**AIM OF THE TASK:** Leave out the pictures and repeat the data exactly.

**DATA LINES:**
________________________

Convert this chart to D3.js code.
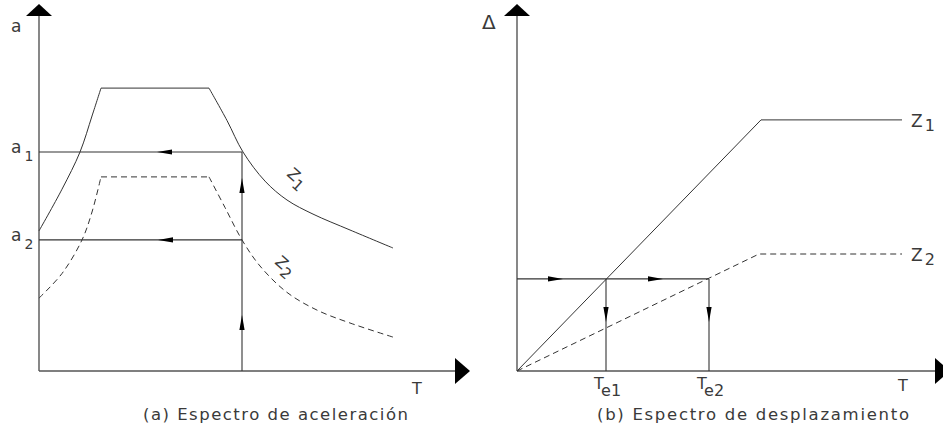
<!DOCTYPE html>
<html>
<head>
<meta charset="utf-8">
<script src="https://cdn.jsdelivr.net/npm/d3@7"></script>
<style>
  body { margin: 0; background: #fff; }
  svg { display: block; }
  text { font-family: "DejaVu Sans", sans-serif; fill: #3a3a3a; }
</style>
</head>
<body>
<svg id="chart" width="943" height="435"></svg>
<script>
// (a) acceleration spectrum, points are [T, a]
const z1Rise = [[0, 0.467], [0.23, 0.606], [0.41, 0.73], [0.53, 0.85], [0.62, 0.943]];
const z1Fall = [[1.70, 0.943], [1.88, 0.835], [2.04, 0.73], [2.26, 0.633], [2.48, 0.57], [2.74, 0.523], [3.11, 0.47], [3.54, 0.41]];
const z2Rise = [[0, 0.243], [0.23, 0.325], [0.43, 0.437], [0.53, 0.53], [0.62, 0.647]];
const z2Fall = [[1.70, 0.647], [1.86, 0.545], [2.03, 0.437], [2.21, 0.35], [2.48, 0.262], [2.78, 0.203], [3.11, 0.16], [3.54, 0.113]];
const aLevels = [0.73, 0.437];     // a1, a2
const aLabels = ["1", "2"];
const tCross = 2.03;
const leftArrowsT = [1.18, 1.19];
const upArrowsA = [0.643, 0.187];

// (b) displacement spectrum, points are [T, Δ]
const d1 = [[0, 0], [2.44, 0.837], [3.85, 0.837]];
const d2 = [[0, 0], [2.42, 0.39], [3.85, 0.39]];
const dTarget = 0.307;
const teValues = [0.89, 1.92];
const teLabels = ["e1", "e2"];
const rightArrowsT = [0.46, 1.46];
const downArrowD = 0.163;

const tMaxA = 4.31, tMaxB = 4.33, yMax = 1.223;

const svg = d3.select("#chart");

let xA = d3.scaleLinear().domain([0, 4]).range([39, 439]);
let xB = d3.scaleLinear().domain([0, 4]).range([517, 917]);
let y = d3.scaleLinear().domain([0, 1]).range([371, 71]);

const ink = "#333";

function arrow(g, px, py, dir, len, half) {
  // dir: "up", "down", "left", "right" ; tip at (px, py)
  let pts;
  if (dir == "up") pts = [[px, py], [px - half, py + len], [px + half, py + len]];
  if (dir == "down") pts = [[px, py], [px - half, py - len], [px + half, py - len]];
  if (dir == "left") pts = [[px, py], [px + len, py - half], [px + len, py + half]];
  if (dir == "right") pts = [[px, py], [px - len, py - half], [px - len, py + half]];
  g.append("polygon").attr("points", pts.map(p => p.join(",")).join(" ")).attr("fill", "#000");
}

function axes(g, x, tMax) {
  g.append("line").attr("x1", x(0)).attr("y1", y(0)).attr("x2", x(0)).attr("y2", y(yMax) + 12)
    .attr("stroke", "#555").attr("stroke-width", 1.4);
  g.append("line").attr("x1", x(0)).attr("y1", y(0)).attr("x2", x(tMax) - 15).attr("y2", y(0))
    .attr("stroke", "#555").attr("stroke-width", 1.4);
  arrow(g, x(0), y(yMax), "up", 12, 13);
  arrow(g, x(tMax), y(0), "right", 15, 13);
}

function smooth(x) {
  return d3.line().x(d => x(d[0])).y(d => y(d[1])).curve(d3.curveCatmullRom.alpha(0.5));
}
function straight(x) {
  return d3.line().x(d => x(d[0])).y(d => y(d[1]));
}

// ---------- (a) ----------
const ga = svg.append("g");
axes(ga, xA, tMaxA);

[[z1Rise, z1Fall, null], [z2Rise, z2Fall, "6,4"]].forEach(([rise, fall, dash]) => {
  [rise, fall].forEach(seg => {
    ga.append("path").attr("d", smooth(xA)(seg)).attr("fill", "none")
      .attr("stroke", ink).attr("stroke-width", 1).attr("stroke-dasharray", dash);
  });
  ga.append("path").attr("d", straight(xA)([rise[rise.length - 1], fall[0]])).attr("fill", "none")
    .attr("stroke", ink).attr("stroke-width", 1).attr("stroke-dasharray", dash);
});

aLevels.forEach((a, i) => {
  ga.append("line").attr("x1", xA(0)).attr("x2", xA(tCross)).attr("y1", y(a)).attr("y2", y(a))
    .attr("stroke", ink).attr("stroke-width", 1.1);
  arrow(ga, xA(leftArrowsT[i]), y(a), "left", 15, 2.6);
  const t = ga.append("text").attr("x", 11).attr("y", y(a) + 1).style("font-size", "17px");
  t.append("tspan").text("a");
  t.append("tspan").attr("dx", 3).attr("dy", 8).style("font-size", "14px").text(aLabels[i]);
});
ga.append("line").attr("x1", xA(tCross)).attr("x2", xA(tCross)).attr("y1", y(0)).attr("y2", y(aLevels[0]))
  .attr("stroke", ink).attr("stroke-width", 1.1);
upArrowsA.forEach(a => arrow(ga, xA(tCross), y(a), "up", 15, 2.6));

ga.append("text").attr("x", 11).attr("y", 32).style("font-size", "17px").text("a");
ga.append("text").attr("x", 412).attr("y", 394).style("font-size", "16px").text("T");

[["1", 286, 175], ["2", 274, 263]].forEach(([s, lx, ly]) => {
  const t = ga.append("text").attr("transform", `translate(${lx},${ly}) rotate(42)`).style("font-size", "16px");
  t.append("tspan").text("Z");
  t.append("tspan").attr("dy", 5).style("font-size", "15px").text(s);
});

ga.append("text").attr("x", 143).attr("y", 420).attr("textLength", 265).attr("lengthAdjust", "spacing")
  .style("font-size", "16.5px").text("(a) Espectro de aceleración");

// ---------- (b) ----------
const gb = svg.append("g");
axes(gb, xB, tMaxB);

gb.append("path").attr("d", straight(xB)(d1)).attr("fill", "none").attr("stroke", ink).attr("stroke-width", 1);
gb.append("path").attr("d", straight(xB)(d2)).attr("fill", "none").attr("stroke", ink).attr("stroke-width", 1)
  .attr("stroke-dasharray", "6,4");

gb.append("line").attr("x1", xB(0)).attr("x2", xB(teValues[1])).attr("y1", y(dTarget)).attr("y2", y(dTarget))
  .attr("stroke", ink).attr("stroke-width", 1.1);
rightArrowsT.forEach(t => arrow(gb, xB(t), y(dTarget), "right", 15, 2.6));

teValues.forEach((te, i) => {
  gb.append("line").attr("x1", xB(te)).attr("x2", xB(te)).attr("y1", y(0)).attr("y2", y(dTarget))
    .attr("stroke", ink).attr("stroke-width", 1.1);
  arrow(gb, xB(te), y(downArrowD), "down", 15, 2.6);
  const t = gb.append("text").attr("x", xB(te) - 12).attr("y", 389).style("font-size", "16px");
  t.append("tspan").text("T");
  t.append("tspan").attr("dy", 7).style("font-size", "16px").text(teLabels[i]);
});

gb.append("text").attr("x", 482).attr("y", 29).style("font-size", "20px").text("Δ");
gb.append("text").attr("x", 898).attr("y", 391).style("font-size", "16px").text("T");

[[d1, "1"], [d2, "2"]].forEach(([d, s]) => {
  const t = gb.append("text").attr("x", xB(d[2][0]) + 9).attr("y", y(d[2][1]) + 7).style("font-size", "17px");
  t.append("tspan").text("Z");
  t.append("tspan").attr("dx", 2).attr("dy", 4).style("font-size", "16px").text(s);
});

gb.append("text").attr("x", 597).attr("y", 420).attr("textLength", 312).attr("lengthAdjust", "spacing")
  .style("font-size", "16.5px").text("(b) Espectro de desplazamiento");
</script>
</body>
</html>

________________________

**ANSWER TO THIS PROBLEM:**
Convert this chart to D3.js code.
<!DOCTYPE html>
<html>
<head>
<meta charset="utf-8">
<script src="https://cdn.jsdelivr.net/npm/d3@7"></script>
<style>
  body { margin: 0; background: #fff; }
  svg { display: block; }
  text { font-family: "DejaVu Sans", sans-serif; fill: #3a3a3a; }
</style>
</head>
<body>
<svg id="chart" width="943" height="435"></svg>
<script>
// (a) acceleration spectrum, points are [T, a]
const z1Rise = [[0, 0.467], [0.23, 0.606], [0.41, 0.73], [0.53, 0.85], [0.62, 0.943]];
const z1Fall = [[1.70, 0.943], [1.88, 0.835], [2.04, 0.73], [2.26, 0.633], [2.48, 0.57], [2.74, 0.523], [3.11, 0.47], [3.54, 0.41]];
const z2Rise = [[0, 0.243], [0.23, 0.325], [0.43, 0.437], [0.53, 0.53], [0.62, 0.647]];
const z2Fall = [[1.70, 0.647], [1.86, 0.545], [2.03, 0.437], [2.21, 0.35], [2.48, 0.262], [2.78, 0.203], [3.11, 0.16], [3.54, 0.113]];
const aLevels = [0.73, 0.437];     // a1, a2
const aLabels = ["1", "2"];
const tCross = 2.03;
const leftArrowsT = [1.18, 1.19];
const upArrowsA = [0.643, 0.187];

// (b) displacement spectrum, points are [T, Δ]
const d1 = [[0, 0], [2.44, 0.837], [3.85, 0.837]];
const d2 = [[0, 0], [2.42, 0.39], [3.85, 0.39]];
const dTarget = 0.307;
const teValues = [0.89, 1.92];
const teLabels = ["e1", "e2"];
const rightArrowsT = [0.46, 1.46];
const downArrowD = 0.163;

const tMaxA = 4.31, tMaxB = 4.33, yMax = 1.223;

const svg = d3.select("#chart");

let xA = d3.scaleLinear().domain([0, 4]).range([39, 439]);
let xB = d3.scaleLinear().domain([0, 4]).range([517, 917]);
let y = d3.scaleLinear().domain([0, 1]).range([371, 71]);

const ink = "#333";

function arrow(g, px, py, dir, len, half) {
  // dir: "up", "down", "left", "right" ; tip at (px, py)
  let pts;
  if (dir == "up") pts = [[px, py], [px - half, py + len], [px + half, py + len]];
  if (dir == "down") pts = [[px, py], [px - half, py - len], [px + half, py - len]];
  if (dir == "left") pts = [[px, py], [px + len, py - half], [px + len, py + half]];
  if (dir == "right") pts = [[px, py], [px - len, py - half], [px - len, py + half]];
  g.append("polygon").attr("points", pts.map(p => p.join(",")).join(" ")).attr("fill", "#000");
}

function axes(g, x, tMax) {
  g.append("line").attr("x1", x(0)).attr("y1", y(0)).attr("x2", x(0)).attr("y2", y(yMax) + 12)
    .attr("stroke", "#555").attr("stroke-width", 1.4);
  g.append("line").attr("x1", x(0)).attr("y1", y(0)).attr("x2", x(tMax) - 15).attr("y2", y(0))
    .attr("stroke", "#555").attr("stroke-width", 1.4);
  arrow(g, x(0), y(yMax), "up", 12, 13);
  arrow(g, x(tMax), y(0), "right", 15, 13);
}

function smooth(x) {
  return d3.line().x(d => x(d[0])).y(d => y(d[1])).curve(d3.curveCatmullRom.alpha(0.5));
}
function straight(x) {
  return d3.line().x(d => x(d[0])).y(d => y(d[1]));
}

// ---------- (a) ----------
const ga = svg.append("g");
axes(ga, xA, tMaxA);

[[z1Rise, z1Fall, null], [z2Rise, z2Fall, "6,4"]].forEach(([rise, fall, dash]) => {
  [rise, fall].forEach(seg => {
    ga.append("path").attr("d", smooth(xA)(seg)).attr("fill", "none")
      .attr("stroke", ink).attr("stroke-width", 1).attr("stroke-dasharray", dash);
  });
  ga.append("path").attr("d", straight(xA)([rise[rise.length - 1], fall[0]])).attr("fill", "none")
    .attr("stroke", ink).attr("stroke-width", 1).attr("stroke-dasharray", dash);
});

aLevels.forEach((a, i) => {
  ga.append("line").attr("x1", xA(0)).attr("x2", xA(tCross)).attr("y1", y(a)).attr("y2", y(a))
    .attr("stroke", ink).attr("stroke-width", 1.1);
  arrow(ga, xA(leftArrowsT[i]), y(a), "left", 15, 2.6);
  const t = ga.append("text").attr("x", 11).attr("y", y(a) + 1).style("font-size", "17px");
  t.append("tspan").text("a");
  t.append("tspan").attr("dx", 3).attr("dy", 8).style("font-size", "14px").text(aLabels[i]);
});
ga.append("line").attr("x1", xA(tCross)).attr("x2", xA(tCross)).attr("y1", y(0)).attr("y2", y(aLevels[0]))
  .attr("stroke", ink).attr("stroke-width", 1.1);
upArrowsA.forEach(a => arrow(ga, xA(tCross), y(a), "up", 15, 2.6));

ga.append("text").attr("x", 11).attr("y", 32).style("font-size", "17px").text("a");
ga.append("text").attr("x", 412).attr("y", 394).style("font-size", "16px").text("T");

[["1", 286, 175], ["2", 274, 263]].forEach(([s, lx, ly]) => {
  const t = ga.append("text").attr("transform", `translate(${lx},${ly}) rotate(42)`).style("font-size", "16px");
  t.append("tspan").text("Z");
  t.append("tspan").attr("dy", 5).style("font-size", "15px").text(s);
});

ga.append("text").attr("x", 143).attr("y", 420).attr("textLength", 265).attr("lengthAdjust", "spacing")
  .style("font-size", "16.5px").text("(a) Espectro de aceleración");

// ---------- (b) ----------
const gb = svg.append("g");
axes(gb, xB, tMaxB);

gb.append("path").attr("d", straight(xB)(d1)).attr("fill", "none").attr("stroke", ink).attr("stroke-width", 1);
gb.append("path").attr("d", straight(xB)(d2)).attr("fill", "none").attr("stroke", ink).attr("stroke-width", 1)
  .attr("stroke-dasharray", "6,4");

gb.append("line").attr("x1", xB(0)).attr("x2", xB(teValues[1])).attr("y1", y(dTarget)).attr("y2", y(dTarget))
  .attr("stroke", ink).attr("stroke-width", 1.1);
rightArrowsT.forEach(t => arrow(gb, xB(t), y(dTarget), "right", 15, 2.6));

teValues.forEach((te, i) => {
  gb.append("line").attr("x1", xB(te)).attr("x2", xB(te)).attr("y1", y(0)).attr("y2", y(dTarget))
    .attr("stroke", ink).attr("stroke-width", 1.1);
  arrow(gb, xB(te), y(downArrowD), "down", 15, 2.6);
  const t = gb.append("text").attr("x", xB(te) - 12).attr("y", 389).style("font-size", "16px");
  t.append("tspan").text("T");
  t.append("tspan").attr("dy", 7).style("font-size", "16px").text(teLabels[i]);
});

gb.append("text").attr("x", 482).attr("y", 29).style("font-size", "20px").text("Δ");
gb.append("text").attr("x", 898).attr("y", 391).style("font-size", "16px").text("T");

[[d1, "1"], [d2, "2"]].forEach(([d, s]) => {
  const t = gb.append("text").attr("x", xB(d[2][0]) + 9).attr("y", y(d[2][1]) + 7).style("font-size", "17px");
  t.append("tspan").text("Z");
  t.append("tspan").attr("dx", 2).attr("dy", 4).style("font-size", "16px").text(s);
});

gb.append("text").attr("x", 597).attr("y", 420).attr("textLength", 312).attr("lengthAdjust", "spacing")
  .style("font-size", "16.5px").text("(b) Espectro de desplazamiento");
</script>
</body>
</html>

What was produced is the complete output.